Aleppo Interlude

We are in Aleppo for a couple of days, mainly to obtain Syrian cash from ATMs (not many outside large cities) but it's also an Islamic city worth seeing.

Firstly, in the area of the city with the cheap hotels, parking is tightly controlled so we have to find paid underground parking for the bikes. That's done now, and ATMs found (only about four, even in a city this size), so we have been sampling the wonderful cafe life and street foods of the city.

And a nice Aleppo interlude crept into our day.

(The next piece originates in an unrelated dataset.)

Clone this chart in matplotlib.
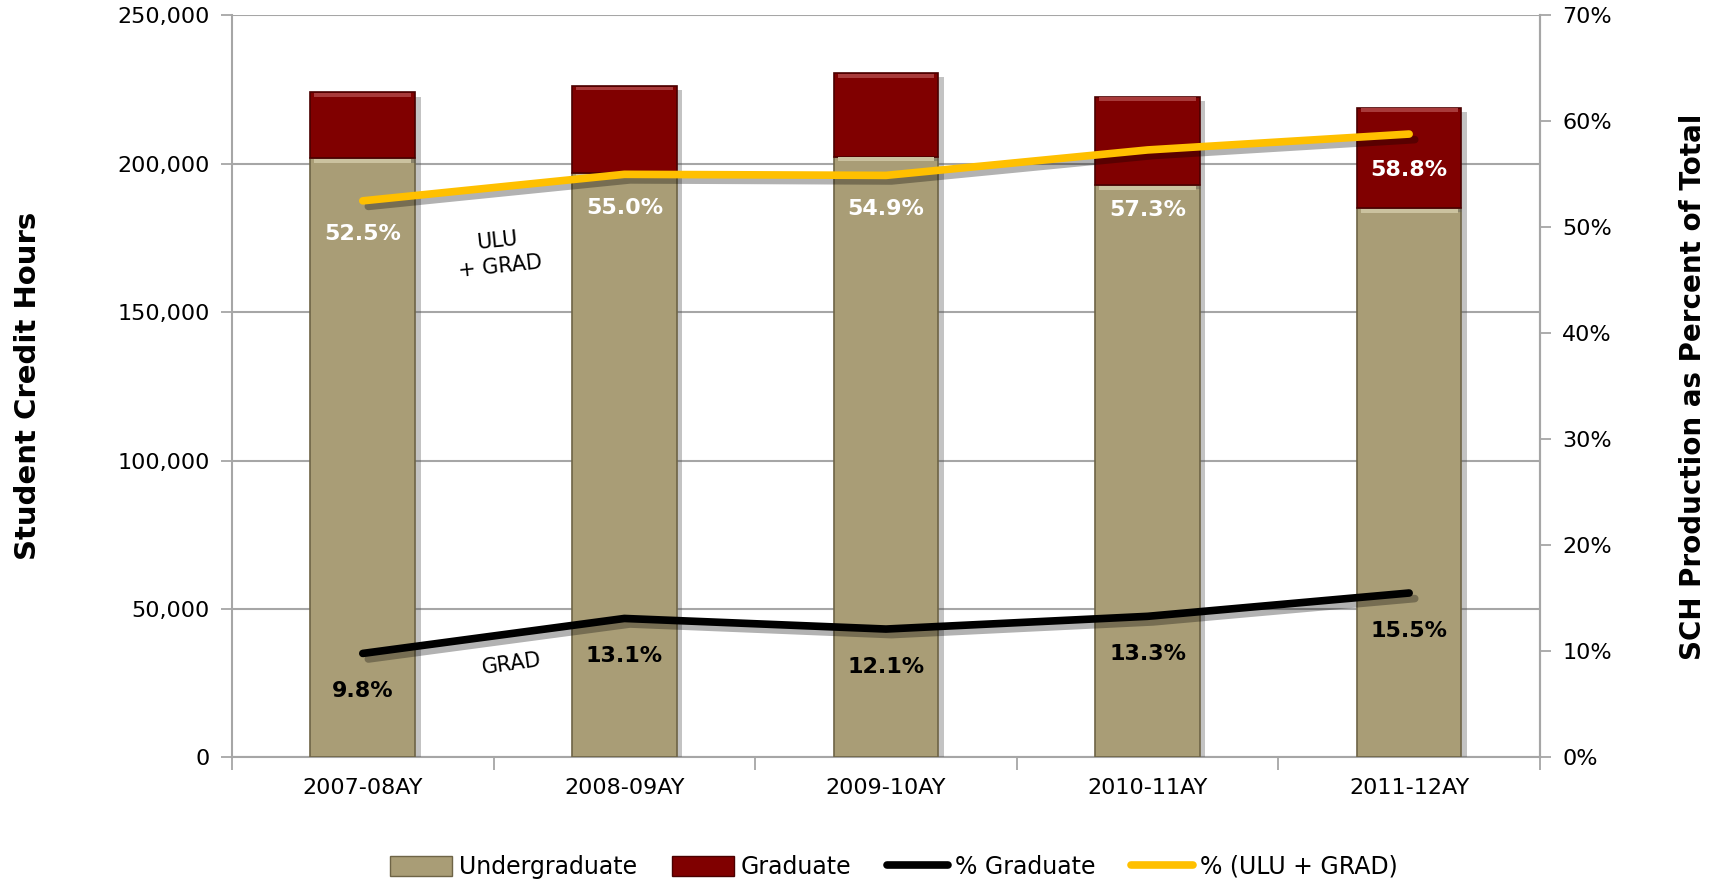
import numpy as np
import matplotlib.pyplot as plt
import matplotlib.patheffects as pe
from matplotlib.patches import Patch
from matplotlib.lines import Line2D
from matplotlib.ticker import FuncFormatter, PercentFormatter

years = ["2007-08AY", "2008-09AY", "2009-10AY", "2010-11AY", "2011-12AY"]
undergrad = [201800, 196800, 202400, 192800, 185000]
graduate = [22250, 29400, 28100, 29800, 33900]
pct_grad = [9.8, 13.1, 12.1, 13.3, 15.5]
pct_ulu_grad = [52.5, 55.0, 54.9, 57.3, 58.8]

# label offsets (points) below the yellow line points
ulu_label_dy = [-24, -24, -24, -43, -26]

UG_COLOR = "#a99d76"
GR_COLOR = "#800000"
YELLOW = "#ffc000"
GRID = "#a6a6a6"

plt.rcParams['font.family'] = ['DejaVu Sans']

fig = plt.figure(figsize=(17.16, 8.81), dpi=100)
ax = fig.add_axes([0.1352, 0.1404, 0.7622, 0.8422])
ax2 = ax.twinx()

x = np.arange(len(years))
shadow = [pe.SimplePatchShadow(offset=(4, -3), alpha=0.35, shadow_rgbFace="#555555"), pe.Normal()]

b1 = ax.bar(x, undergrad, width=0.40, color=UG_COLOR, edgecolor="#6e6446",
            linewidth=1.2, zorder=3)
b2 = ax.bar(x, graduate, width=0.40, bottom=undergrad, color=GR_COLOR,
            edgecolor="#4a0000", linewidth=1.2, zorder=3)
for p in list(b1) + list(b2):
    p.set_path_effects(shadow)

# light bevel strip on top of each segment
for xi, u, g in zip(x, undergrad, graduate):
    ax.bar(xi, 1300, width=0.37, bottom=u - 1500, color="#cbc29f", zorder=4, linewidth=0)
    ax.bar(xi, 1300, width=0.37, bottom=u + g - 1500, color="#a83a3a", zorder=4, linewidth=0)

ax.set_xlim(-0.5, len(years) - 0.5)
ax.set_ylim(0, 250000)
ax.set_yticks(np.arange(0, 250001, 50000))
ax.yaxis.set_major_formatter(FuncFormatter(lambda v, p: f"{int(v):,}"))
ax.grid(axis="y", color=GRID, linewidth=1.5, zorder=0)
ax.set_axisbelow(True)

ax.set_xticks(x)
ax.set_xticklabels(years)
ax.set_xticks(np.arange(-0.5, len(years)), minor=True)
ax.tick_params(axis="x", which="major", length=0, pad=15, labelsize=16)
ax.tick_params(axis="x", which="minor", length=9, width=1.3, color=GRID)
ax.tick_params(axis="y", length=8, width=1.3, color=GRID, labelsize=16, pad=8)

for s in ax.spines.values():
    s.set_color(GRID)
    s.set_linewidth(1.5)
ax.spines["top"].set_visible(False)
for s in ax2.spines.values():
    s.set_visible(False)
ax2.spines["right"].set_visible(True)
ax2.spines["right"].set_color(GRID)
ax2.spines["right"].set_linewidth(1.5)

ax2.set_ylim(0, 70)
ax2.set_yticks(np.arange(0, 71, 10))
ax2.yaxis.set_major_formatter(PercentFormatter(decimals=0))
ax2.tick_params(axis="y", length=8, width=1.3, color=GRID, labelsize=16, pad=8)

line_shadow = [pe.SimpleLineShadow(offset=(4, -4), alpha=0.3), pe.Normal()]
ax2.plot(x, pct_grad, color="black", linewidth=5.5, solid_capstyle="round",
         path_effects=line_shadow, zorder=5)
ax2.plot(x, pct_ulu_grad, color=YELLOW, linewidth=5.5, solid_capstyle="round",
         path_effects=line_shadow, zorder=5)

for xi, v, dy in zip(x, pct_ulu_grad, ulu_label_dy):
    ax2.annotate(f"{v:.1f}%", (xi, v), xytext=(0, dy), textcoords="offset points",
                 ha="center", va="center", color="white", fontsize=16, fontweight="bold")
for xi, v in zip(x, pct_grad):
    ax2.annotate(f"{v:.1f}%", (xi, v), xytext=(0, -27), textcoords="offset points",
                 ha="center", va="center", color="black", fontsize=16, fontweight="bold")

ax2.text(0.52, 47.5, "ULU\n+ GRAD", ha="center", va="center", fontsize=15,
         rotation=6, linespacing=1.4)
ax2.text(0.57, 8.8, "GRAD", ha="center", va="center", fontsize=15, rotation=8)

ax.set_ylabel("Student Credit Hours", fontsize=21, fontweight="bold", labelpad=54)
ax2.set_ylabel("SCH Production as Percent of Total", fontsize=20, fontweight="bold", labelpad=48)

handles = [
    Patch(facecolor=UG_COLOR, edgecolor="#6e6446", label="Undergraduate"),
    Patch(facecolor=GR_COLOR, edgecolor="#4a0000", label="Graduate"),
    Line2D([], [], color="black", linewidth=5.5, solid_capstyle="round", label="% Graduate"),
    Line2D([], [], color=YELLOW, linewidth=5.5, solid_capstyle="round", label="% (ULU + GRAD)"),
]
fig.legend(handles=handles, loc="center", bbox_to_anchor=(0.521, 0.016),
           ncol=4, frameon=False, fontsize=17, handlelength=2.6, handleheight=0.9,
           columnspacing=1.5, handletextpad=0.3)

fig.savefig("out.png", dpi=100)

We visited the souks, recommended as being among the least touristic in the Arab world. And so they were. Very pleasant to wander through with all Aleppo life to observe, and no hassle from touts and hustlers in the little alleyways.

alepposouk.jpg
Souk scene in Aleppo

In a corner of the textiles area we found stalls selling Chinese laundry bags of all sizes which caught our eye.
It's generally accepted by travelling motorcyclists that a bike covered up while parked overnight out of doors is a lot more secure than one not covered. I have a cover for mine, super lightweight material and packs up really small. I bought it maybe sixteen years ago and it looks like they aren't made anymore. At least, Caroline looked everywhere for one before departing on this trip, and drew a complete blank. Plenty of huge heavyweight ones, but nothing small anymore.

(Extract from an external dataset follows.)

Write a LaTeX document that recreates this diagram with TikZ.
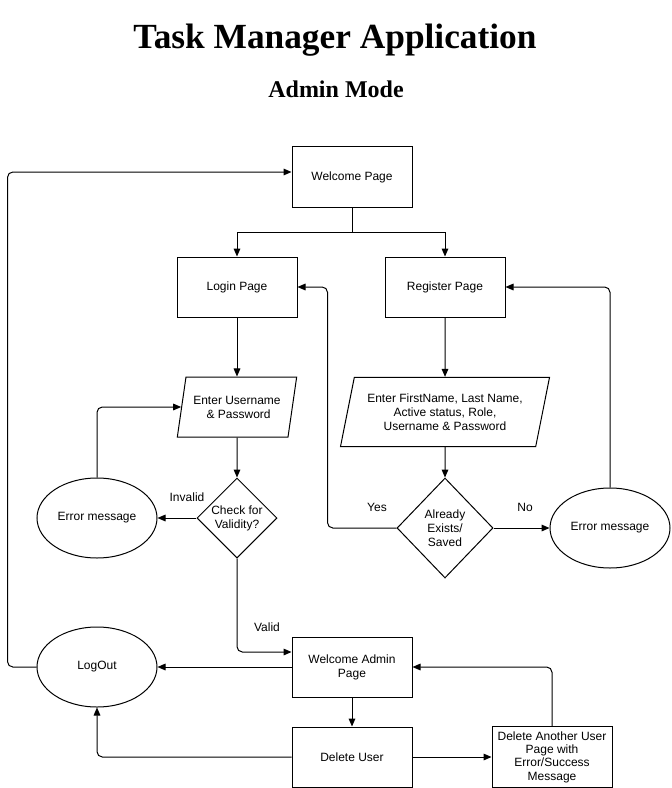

Well, it occurred to me, entering the lands where textile shops are simply everywhere on every street, it must be possible to find cheap suitable lightweight material to cover three bikes.
So we investigated the laundry bags. But even the largest wasn't motorbike-size.
No matter, a few stalls further along was one selling sheets of the material, with a customer inside unfolding some of the sheets to check the size.
They were enormous, so we bought two for less than a pound, that when sewed together would be plenty large enough. And they rolled up pretty small too.
But where to get them sewed? The stall owner couldn't help us there.
We had seen no dressmaking places nor shops for alterations or repairs, only the compact area housing all the sewing machine shops which we walked through on the way to the souk.

Returning the same route we investigated those alleys a little more closely, and at the end of one found what looked like two sewing workshops. But completely empty of staff. So we looked here and there confident that someone would appear, and they did. And after some sign language we could see that this was just a sewing-machine repair workshop.
"Come next door", gestured the owner.
Next door looked more like a sewing workshop, but it wasn't. We still don't know exactly what it was but concluded it must be a place making industrial sewing work-stations out of secondhand machines, tables, attachments and motors etc.
The two lads there immediately understood what we wanted and one of them dug an old hemming machine out of a cardboard box. He made a tiny bit of space on the corner of a table cluttered up completely with sewing machine paraphenalia, and held it in place by hand while his workmate fed in the edges of our two pieces of material. Beau and I manouvred the two large sheets as necessary.
In pretty short order we had a single huge sheet of lightweight bike cover to fit three bikes.

Now the tricky bit of sorting out the price when neither they nor us could speak any common language.
Well, I have to say the price was completely outrageous......
Instead of us paying them anything, they insisted they brew tea for us!
The Middle East - where tea truly lubricates all life!

We plan to move on tomorrow out of the big city to places smaller - don't know where yet, wherever the road goes!